§ Instructions for the task: Using the listing below, output only the lines from the one that contains "Give me the matplotlib source for this chart." through the one that contains "plt.rcParams['font.family'] = ['Lato', 'Noto", inclusive, exactly as given and without images.
'''
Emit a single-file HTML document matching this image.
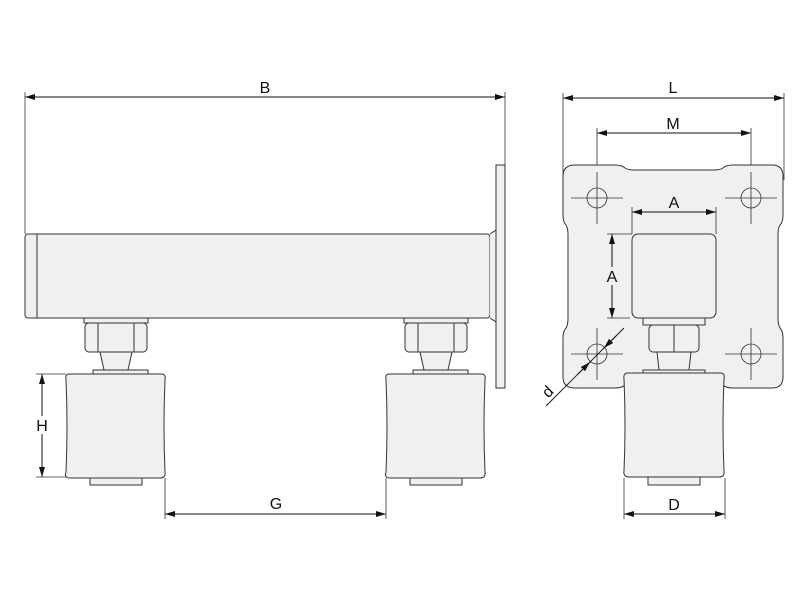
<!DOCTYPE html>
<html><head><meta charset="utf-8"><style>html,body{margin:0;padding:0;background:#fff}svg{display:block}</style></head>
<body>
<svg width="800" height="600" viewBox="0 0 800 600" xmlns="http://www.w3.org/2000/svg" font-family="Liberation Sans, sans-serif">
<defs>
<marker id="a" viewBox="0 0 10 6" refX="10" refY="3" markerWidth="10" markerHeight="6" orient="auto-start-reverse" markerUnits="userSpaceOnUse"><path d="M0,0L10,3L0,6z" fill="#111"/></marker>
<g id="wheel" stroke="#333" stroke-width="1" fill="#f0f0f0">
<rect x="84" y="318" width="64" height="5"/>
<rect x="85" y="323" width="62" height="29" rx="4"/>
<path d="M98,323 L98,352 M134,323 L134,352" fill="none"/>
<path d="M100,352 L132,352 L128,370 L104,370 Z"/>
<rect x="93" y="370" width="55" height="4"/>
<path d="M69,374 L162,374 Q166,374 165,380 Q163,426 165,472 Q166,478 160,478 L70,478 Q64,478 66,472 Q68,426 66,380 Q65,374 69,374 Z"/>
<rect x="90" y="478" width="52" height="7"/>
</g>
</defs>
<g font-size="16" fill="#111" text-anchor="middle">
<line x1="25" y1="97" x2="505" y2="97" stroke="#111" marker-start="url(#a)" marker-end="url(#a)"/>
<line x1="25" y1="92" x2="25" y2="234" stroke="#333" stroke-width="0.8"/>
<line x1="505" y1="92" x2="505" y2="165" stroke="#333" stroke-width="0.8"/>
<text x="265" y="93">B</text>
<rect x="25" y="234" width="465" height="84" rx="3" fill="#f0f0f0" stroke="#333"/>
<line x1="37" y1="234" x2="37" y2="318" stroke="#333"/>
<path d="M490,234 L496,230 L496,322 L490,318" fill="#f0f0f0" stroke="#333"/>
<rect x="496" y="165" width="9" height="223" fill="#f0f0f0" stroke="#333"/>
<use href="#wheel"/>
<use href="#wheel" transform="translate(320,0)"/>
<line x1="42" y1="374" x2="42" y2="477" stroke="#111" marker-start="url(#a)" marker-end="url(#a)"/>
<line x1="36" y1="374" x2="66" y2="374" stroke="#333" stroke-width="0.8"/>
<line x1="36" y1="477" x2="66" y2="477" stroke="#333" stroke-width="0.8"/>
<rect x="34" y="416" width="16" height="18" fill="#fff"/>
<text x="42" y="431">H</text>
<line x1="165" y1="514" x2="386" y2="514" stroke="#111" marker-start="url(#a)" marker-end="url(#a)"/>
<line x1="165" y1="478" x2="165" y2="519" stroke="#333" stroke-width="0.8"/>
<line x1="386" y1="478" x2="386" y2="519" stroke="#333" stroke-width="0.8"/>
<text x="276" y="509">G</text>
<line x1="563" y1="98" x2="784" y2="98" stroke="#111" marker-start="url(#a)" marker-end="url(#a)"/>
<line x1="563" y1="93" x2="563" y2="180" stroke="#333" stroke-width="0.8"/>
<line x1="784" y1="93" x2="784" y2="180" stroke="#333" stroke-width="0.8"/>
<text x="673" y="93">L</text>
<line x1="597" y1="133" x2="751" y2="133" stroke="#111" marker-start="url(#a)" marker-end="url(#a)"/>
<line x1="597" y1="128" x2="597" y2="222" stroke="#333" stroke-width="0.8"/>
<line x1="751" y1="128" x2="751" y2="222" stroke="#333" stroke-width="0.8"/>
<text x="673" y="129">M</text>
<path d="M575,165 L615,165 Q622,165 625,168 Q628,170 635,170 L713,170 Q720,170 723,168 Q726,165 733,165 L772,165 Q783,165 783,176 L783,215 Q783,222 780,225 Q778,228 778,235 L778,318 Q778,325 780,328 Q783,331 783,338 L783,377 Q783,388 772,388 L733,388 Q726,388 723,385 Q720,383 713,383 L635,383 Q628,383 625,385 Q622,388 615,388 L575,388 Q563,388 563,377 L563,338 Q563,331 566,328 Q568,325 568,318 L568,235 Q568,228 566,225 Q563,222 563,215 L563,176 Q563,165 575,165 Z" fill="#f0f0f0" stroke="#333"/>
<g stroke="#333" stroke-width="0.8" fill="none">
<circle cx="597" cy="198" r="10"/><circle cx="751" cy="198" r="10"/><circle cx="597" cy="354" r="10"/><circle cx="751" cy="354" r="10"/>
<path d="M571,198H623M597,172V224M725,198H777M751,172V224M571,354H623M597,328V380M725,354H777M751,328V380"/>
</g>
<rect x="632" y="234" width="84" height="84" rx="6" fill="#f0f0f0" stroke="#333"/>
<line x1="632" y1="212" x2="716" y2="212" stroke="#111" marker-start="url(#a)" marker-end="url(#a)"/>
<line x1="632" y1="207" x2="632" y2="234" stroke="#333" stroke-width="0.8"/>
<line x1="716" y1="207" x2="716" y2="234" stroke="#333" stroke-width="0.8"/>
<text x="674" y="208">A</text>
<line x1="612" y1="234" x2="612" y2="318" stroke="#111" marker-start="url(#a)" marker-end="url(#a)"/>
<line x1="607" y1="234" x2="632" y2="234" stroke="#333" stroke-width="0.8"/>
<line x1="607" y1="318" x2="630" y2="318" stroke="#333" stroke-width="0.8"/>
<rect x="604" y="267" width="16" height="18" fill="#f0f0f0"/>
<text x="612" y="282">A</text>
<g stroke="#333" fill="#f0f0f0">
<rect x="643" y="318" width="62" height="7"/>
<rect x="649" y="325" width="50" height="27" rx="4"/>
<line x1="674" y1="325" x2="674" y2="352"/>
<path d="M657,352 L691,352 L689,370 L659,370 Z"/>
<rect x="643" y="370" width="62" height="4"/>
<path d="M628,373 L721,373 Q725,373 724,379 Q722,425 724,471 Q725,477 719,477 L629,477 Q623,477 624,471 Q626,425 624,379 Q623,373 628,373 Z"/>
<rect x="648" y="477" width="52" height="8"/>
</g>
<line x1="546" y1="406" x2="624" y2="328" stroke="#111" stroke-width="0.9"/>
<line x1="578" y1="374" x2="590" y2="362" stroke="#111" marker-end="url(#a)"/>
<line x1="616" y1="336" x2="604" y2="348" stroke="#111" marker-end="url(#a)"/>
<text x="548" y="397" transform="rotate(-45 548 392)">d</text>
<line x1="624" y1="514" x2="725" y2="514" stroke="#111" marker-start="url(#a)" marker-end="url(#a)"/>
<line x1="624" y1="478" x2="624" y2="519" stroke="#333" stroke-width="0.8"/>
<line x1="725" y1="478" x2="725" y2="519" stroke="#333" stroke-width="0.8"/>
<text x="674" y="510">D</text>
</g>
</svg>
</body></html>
'''
'''
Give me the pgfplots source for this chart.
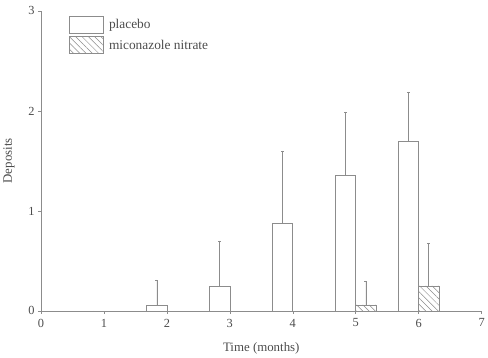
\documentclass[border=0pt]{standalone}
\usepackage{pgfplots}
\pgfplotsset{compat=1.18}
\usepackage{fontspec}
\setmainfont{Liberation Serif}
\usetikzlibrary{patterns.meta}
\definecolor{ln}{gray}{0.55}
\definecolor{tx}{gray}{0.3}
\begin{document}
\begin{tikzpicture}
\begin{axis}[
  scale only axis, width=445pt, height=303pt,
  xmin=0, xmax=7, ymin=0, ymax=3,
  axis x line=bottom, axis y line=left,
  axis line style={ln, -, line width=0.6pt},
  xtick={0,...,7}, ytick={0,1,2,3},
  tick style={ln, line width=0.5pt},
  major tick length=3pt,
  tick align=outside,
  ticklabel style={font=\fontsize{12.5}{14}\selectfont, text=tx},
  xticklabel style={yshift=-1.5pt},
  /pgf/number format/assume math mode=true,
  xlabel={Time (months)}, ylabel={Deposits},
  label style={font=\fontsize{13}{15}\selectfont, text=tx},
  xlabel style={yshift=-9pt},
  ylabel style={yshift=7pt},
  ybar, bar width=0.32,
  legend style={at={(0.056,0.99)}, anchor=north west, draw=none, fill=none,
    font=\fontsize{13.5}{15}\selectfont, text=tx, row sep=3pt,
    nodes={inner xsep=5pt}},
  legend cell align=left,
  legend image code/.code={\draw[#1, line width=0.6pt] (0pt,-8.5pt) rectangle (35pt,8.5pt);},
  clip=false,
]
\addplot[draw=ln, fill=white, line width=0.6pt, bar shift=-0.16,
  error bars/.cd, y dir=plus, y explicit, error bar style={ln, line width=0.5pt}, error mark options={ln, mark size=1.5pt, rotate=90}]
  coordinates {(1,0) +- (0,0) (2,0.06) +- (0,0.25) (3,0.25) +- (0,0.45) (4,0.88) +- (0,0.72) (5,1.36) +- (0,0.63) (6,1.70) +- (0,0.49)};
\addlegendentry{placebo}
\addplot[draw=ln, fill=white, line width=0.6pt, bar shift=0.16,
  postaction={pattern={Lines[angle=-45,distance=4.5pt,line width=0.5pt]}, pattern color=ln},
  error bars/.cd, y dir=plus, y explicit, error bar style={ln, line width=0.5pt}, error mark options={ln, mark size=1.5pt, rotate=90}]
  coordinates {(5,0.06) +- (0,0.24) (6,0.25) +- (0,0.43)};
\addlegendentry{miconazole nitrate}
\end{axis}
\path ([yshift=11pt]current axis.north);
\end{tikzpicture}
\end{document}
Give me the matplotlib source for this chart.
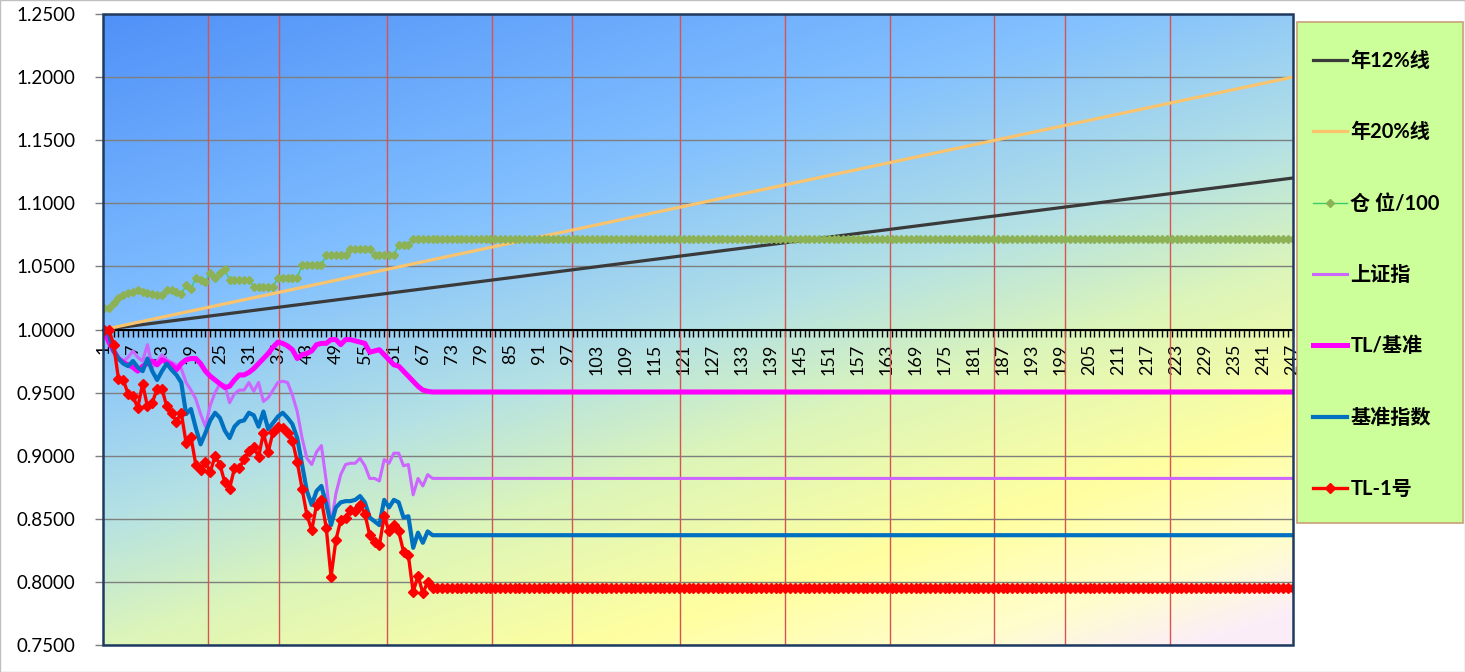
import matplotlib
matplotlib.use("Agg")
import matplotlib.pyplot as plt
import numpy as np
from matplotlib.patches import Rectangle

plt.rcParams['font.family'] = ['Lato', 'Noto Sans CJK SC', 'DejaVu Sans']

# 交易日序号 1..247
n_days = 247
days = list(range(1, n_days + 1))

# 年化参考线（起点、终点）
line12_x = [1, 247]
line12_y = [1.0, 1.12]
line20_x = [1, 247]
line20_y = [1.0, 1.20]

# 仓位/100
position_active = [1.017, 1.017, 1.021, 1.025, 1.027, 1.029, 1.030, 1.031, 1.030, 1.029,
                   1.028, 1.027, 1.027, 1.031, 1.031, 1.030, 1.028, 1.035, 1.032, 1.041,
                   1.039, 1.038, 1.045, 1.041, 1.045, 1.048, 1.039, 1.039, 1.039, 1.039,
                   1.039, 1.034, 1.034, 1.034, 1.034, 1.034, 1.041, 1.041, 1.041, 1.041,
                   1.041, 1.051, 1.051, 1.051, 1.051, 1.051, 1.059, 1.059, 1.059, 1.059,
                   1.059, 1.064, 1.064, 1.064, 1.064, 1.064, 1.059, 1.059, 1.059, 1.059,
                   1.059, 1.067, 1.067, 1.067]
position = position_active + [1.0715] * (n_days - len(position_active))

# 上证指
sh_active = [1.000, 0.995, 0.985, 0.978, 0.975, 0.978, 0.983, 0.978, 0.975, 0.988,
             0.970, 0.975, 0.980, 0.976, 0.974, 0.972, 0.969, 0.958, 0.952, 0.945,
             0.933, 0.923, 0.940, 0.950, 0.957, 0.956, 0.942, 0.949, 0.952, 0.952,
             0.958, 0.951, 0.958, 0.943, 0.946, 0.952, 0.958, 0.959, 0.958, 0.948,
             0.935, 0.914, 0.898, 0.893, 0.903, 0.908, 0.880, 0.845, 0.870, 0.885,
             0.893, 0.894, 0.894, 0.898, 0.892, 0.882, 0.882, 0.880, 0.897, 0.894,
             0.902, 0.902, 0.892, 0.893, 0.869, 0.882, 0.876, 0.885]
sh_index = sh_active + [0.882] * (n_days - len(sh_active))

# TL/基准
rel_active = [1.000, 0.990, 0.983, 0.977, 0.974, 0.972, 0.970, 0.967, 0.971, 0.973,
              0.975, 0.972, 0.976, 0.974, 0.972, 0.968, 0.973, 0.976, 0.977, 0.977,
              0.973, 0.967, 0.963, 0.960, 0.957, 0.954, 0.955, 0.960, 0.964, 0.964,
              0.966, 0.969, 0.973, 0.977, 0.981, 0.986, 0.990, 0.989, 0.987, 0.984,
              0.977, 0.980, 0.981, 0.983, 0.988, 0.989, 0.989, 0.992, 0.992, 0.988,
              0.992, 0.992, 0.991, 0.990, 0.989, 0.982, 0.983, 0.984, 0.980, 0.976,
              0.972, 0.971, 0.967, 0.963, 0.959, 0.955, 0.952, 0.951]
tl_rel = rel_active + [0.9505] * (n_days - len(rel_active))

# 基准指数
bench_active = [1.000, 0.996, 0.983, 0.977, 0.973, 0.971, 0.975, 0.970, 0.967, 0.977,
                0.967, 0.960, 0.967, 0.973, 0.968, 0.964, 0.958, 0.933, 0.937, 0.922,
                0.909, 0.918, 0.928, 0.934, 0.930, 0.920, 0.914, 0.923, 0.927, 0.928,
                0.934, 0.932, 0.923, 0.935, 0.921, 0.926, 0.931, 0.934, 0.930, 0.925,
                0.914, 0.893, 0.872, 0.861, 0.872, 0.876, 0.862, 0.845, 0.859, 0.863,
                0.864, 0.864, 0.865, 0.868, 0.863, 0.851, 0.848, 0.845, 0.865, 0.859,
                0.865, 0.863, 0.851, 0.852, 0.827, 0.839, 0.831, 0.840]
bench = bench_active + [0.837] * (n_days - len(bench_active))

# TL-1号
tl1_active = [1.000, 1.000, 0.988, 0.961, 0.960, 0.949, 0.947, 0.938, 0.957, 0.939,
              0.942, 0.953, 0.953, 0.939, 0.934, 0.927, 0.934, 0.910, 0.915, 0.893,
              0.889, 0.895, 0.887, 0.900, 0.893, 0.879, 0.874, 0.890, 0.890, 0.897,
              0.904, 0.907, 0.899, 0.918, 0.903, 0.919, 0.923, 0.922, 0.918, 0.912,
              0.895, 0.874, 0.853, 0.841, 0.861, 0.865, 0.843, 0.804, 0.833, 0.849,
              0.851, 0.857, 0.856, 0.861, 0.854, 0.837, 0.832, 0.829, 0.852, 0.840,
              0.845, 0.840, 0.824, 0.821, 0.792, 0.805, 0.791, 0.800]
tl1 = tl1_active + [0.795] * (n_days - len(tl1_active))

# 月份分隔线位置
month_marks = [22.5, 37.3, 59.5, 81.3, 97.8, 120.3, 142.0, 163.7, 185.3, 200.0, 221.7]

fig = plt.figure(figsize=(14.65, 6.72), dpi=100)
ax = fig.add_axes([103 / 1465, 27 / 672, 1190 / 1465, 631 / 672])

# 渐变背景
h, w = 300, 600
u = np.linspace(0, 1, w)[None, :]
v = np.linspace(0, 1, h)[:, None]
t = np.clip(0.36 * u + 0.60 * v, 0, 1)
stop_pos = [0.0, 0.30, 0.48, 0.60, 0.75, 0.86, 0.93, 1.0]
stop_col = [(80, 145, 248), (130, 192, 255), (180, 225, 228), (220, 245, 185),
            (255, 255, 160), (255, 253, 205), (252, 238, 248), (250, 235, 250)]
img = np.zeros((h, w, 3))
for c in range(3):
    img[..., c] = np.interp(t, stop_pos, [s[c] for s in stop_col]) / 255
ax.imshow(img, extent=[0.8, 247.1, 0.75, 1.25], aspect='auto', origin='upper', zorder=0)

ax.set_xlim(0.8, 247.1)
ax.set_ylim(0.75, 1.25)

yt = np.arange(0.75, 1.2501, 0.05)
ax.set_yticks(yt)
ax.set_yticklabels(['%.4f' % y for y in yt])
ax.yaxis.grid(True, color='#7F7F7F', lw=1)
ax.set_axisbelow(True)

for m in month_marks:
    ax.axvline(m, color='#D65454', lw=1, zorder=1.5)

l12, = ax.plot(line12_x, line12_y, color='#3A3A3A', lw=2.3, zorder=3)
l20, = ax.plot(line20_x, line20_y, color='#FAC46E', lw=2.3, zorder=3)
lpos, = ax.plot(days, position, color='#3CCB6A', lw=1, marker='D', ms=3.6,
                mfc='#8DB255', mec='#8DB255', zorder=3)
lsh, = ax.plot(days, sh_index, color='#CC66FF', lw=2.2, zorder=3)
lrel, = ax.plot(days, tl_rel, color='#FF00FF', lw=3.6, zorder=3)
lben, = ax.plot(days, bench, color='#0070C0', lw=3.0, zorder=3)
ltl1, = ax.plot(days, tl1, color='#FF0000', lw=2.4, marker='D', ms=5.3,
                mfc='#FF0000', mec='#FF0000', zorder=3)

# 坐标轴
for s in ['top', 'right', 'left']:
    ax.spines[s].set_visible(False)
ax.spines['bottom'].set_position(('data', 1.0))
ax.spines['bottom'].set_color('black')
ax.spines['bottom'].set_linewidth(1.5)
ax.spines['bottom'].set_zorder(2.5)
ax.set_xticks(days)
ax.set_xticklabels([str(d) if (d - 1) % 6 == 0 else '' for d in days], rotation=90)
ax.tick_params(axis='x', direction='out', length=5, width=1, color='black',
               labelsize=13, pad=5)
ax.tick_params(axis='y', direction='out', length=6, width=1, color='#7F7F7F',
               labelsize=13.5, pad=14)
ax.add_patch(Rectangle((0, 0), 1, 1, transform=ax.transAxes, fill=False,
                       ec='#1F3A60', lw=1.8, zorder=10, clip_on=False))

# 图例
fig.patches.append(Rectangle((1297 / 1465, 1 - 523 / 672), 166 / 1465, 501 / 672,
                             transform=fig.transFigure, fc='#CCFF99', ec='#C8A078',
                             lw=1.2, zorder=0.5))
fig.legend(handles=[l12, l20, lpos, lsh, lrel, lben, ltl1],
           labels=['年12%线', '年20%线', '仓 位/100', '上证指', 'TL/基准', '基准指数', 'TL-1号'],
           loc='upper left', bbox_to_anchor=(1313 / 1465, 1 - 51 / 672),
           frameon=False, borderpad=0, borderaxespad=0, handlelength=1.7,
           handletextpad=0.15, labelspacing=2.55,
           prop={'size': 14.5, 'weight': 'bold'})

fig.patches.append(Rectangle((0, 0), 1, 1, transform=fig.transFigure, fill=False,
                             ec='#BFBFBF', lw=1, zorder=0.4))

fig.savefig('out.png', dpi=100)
'''
'''
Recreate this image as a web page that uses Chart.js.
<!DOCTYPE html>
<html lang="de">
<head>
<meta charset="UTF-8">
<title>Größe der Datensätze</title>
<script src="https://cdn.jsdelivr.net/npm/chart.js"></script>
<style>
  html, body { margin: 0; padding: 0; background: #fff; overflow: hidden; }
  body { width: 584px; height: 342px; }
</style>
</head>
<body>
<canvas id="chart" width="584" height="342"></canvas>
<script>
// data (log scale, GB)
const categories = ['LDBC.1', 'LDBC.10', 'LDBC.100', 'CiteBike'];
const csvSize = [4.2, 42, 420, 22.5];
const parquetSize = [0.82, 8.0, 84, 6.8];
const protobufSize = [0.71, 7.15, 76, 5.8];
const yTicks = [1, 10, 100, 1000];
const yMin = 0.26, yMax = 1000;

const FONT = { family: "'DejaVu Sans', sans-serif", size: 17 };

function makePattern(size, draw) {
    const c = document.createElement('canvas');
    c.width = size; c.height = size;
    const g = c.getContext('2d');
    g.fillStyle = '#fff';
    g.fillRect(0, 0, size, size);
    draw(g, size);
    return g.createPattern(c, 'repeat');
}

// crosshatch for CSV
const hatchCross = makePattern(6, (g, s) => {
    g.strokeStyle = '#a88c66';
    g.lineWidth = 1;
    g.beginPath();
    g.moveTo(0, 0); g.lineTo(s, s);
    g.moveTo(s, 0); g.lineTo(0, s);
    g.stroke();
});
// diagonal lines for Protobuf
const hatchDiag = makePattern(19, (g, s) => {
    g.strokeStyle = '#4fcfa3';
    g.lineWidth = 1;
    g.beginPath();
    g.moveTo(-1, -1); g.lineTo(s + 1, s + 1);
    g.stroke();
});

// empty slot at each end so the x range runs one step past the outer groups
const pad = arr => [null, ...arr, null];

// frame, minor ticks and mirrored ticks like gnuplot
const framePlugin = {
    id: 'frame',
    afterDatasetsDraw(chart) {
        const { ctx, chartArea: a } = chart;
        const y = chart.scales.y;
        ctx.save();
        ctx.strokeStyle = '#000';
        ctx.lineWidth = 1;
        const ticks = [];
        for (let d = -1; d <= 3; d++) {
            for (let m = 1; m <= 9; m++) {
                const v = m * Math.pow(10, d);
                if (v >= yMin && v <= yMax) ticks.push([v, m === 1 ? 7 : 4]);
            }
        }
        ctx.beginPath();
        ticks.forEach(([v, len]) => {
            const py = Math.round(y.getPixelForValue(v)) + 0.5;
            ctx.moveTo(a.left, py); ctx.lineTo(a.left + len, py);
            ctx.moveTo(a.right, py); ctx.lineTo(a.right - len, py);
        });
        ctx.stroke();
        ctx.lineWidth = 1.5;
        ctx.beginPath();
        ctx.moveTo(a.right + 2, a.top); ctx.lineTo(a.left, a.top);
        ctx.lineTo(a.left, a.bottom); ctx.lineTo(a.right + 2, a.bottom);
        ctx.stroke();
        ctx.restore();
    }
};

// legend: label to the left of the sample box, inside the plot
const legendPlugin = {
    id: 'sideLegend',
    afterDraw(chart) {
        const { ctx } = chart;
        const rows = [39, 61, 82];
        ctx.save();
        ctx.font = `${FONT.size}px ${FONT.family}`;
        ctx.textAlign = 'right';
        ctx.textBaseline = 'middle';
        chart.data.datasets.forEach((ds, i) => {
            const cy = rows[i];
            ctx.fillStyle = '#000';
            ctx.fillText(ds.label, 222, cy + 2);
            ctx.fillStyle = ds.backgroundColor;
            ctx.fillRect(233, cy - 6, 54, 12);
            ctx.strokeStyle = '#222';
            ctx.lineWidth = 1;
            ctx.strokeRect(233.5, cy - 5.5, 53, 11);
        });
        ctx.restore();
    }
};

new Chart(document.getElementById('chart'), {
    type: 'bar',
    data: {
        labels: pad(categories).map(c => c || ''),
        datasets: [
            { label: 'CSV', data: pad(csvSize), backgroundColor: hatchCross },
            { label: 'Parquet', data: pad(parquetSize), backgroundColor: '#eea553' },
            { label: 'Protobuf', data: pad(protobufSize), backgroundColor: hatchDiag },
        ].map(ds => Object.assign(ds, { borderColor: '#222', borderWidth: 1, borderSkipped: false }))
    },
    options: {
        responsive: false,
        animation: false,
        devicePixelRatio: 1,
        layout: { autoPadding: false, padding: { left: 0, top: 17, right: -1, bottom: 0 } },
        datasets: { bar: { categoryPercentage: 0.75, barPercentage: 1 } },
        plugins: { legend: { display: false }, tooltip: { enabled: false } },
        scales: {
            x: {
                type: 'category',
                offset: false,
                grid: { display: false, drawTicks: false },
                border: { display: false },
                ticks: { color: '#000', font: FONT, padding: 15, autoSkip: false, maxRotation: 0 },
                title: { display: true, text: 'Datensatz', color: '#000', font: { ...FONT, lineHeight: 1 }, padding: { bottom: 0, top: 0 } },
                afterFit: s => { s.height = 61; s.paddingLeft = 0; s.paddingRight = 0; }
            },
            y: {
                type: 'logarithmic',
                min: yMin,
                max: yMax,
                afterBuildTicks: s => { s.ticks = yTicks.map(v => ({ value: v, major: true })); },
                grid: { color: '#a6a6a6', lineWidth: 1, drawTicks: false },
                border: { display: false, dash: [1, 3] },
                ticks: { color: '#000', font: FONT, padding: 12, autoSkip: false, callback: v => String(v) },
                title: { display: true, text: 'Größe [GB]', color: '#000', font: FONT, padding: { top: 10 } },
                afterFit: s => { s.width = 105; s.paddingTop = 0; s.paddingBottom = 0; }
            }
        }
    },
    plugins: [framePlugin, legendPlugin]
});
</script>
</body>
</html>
'''
§ Answer to this exercise:
Give me the matplotlib source for this chart.
import matplotlib
matplotlib.use("Agg")
import matplotlib.pyplot as plt
import numpy as np
from matplotlib.patches import Rectangle

plt.rcParams['font.family'] = ['Lato', 'Noto Sans CJK SC', 'DejaVu Sans']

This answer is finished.